No leilão desta quarta, apenas 7 dos 14 inscritos apareceram —deles, só três fizeram ofertas. Antes mesmo da oferta, duas empresas já haviam anunciado desistência, a britânica BP e a francesa Total.

Segunda maior produtora de petróleo no Brasil, a anglo-holandesa Shell foi uma das que se inscreveram mas não chegaram a participar. Presente ao evento, o presidente da Shell Brasil, André Araújo, disse que a empresa considerou as áreas caras.

Ele não descartou, porém, participação no leilão de quinta. “Amanhã é amanhã. É um novo dia, são novos blocos.”
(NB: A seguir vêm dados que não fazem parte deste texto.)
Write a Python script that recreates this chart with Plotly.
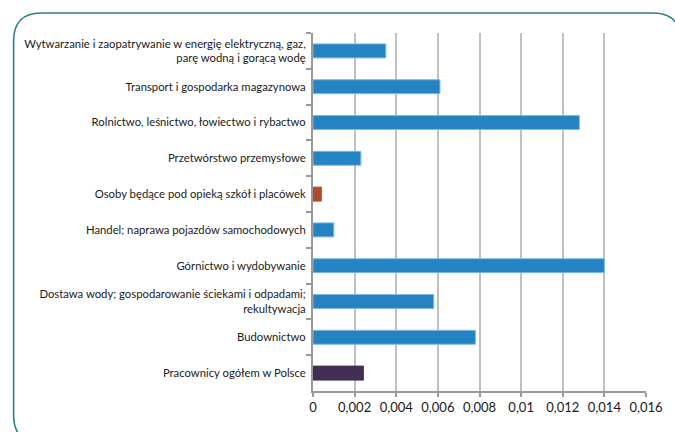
import plotly.graph_objects as go

categories = [
    "Wytwarzanie i zaopatrywanie w energię elektryczną, gaz,<br>parę wodną i gorącą wodę",
    "Transport i gospodarka magazynowa",
    "Rolnictwo, leśnictwo, łowiectwo i rybactwo",
    "Przetwórstwo przemysłowe",
    "Osoby będące pod opieką szkół i placówek",
    "Handel; naprawa pojazdów samochodowych",
    "Górnictwo i wydobywanie",
    "Dostawa wody; gospodarowanie ściekami i odpadami;<br>rekultywacja",
    "Budownictwo",
    "Pracownicy ogółem w Polsce",
]
values = [0.0035, 0.0061, 0.0128, 0.0023, 0.0004, 0.0010, 0.0140, 0.0058, 0.0078, 0.00242]
colors = ["#2383c3", "#2383c3", "#2383c3", "#2383c3", "#b24a2a",
          "#2383c3", "#2383c3", "#2383c3", "#2383c3", "#432e54"]
edge_colors = ["#7fb9e3", "#7fb9e3", "#7fb9e3", "#7fb9e3", "#b24a2a",
               "#7fb9e3", "#7fb9e3", "#7fb9e3", "#7fb9e3", "#432e54"]
x_tickvals = [0, 0.002, 0.004, 0.006, 0.008, 0.01, 0.012, 0.014, 0.016]
x_ticktext = ["0", "0,002", "0,004", "0,006", "0,008", "0,01", "0,012", "0,014", "0,016"]

W, H = 675, 432
ML, MR, MT, MB = 313, 25, 33, 41
PW, PH = W - ML - MR, H - MT - MB

def px(x):
    return round((x - ML) / PW, 4)

def py(y):
    return round((H - MB - y) / PH, 4)

fig = go.Figure(go.Bar(
    x=values, y=categories, orientation="h",
    marker=dict(color=colors, line=dict(color=edge_colors, width=1)),
))

# rounded frame around the chart (pixel geometry converted to paper coords)
L, T, R, B, r = 10, 13, 685, 443, 28
path = (
    f"M{px(L)},{py(T + r)} "
    f"Q{px(L)},{py(T)} {px(L + r)},{py(T)} "
    f"L{px(R - r)},{py(T)} "
    f"Q{px(R)},{py(T)} {px(R)},{py(T + r)} "
    f"L{px(R)},{py(B - r)} "
    f"Q{px(R)},{py(B)} {px(R - r)},{py(B)} "
    f"L{px(L + r)},{py(B)} "
    f"Q{px(L)},{py(B)} {px(L)},{py(B - r)}Z"
)
fig.add_shape(type="path", path=path, xref="paper", yref="paper",
              line=dict(color="#2f8088", width=1.6),
              fillcolor="rgba(0,0,0,0)", layer="above")

fig.update_layout(
    width=W, height=H,
    margin=dict(l=ML, r=MR, t=MT, b=MB, pad=0),
    paper_bgcolor="white", plot_bgcolor="white",
    bargap=0.61, showlegend=False,
    font=dict(family="Lato, Open Sans, sans-serif", color="#1a1a1a"),
)
fig.update_xaxes(
    range=[0, 0.016], tickmode="array", tickvals=x_tickvals, ticktext=x_ticktext,
    showgrid=True, gridcolor="#c0c0c0", gridwidth=1.5,
    showline=True, linecolor="#999999", linewidth=1.5,
    ticks="outside", ticklen=4, tickcolor="#999999", tickwidth=1.5,
    tickfont=dict(size=13, color="#1a1a1a"), zeroline=False,
)
fig.update_yaxes(
    autorange="reversed", tickson="boundaries",
    showline=True, linecolor="#999999", linewidth=2,
    ticks="outside", ticklen=5, tickcolor="#999999", tickwidth=1.5,
    showgrid=False, tickfont=dict(size=11.3, color="#1a1a1a"),
    ticklabelstandoff=3,
)

fig.write_html("out.html", config={"displayModeBar": False},
               post_script="document.body.style.margin='0';document.body.style.overflow='hidden';")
Oddone minimizou a ausência das petroleiras estrangeiras e disse que os resultados ficaram dentro do esperado. Mas admitiu que as incertezas sobre o ressarcimento podem ter sido um obstáculo para atrair mais empresas.

O resultado do megaleilão turbina o lobby de petroleiras por mudanças nas regras do pré-sal. Após a oferta, a secretária de Petróleo e Gás do MME, Renata Isfer, afirmou que o governo decidiu apoiar projeto do senador José Serra (PSDB-SP) que acaba com a participação estatal nos contratos do pré-sal e com a preferência à Petrobras na região.

Segundo ela, o apoio é parte de um processo de revisão de regras do setor de petróleo. O texto de Serra acaba com o chamado polígono do pré-sal, área de 149 mil quilômetros quadrados criada em 2010.
Dentro dela, os contratos de exploração de petróleo devem ser de partilha da produção. Esse tipo de contrato determina a participação da estatal PPSA (Pré-sal Petróleo S.A.) nos consórcios vencedores.

Além disso, garante à Petrobras escolher áreas que quer operar, ou seja, gerenciar as atividades do consórcio. “Queremos ter o direito de decidir caso a caso. Tem áreas em que não vale a pena ter partilha. Além disso, a partilha afeta a atratividade”, afirmou Isfer.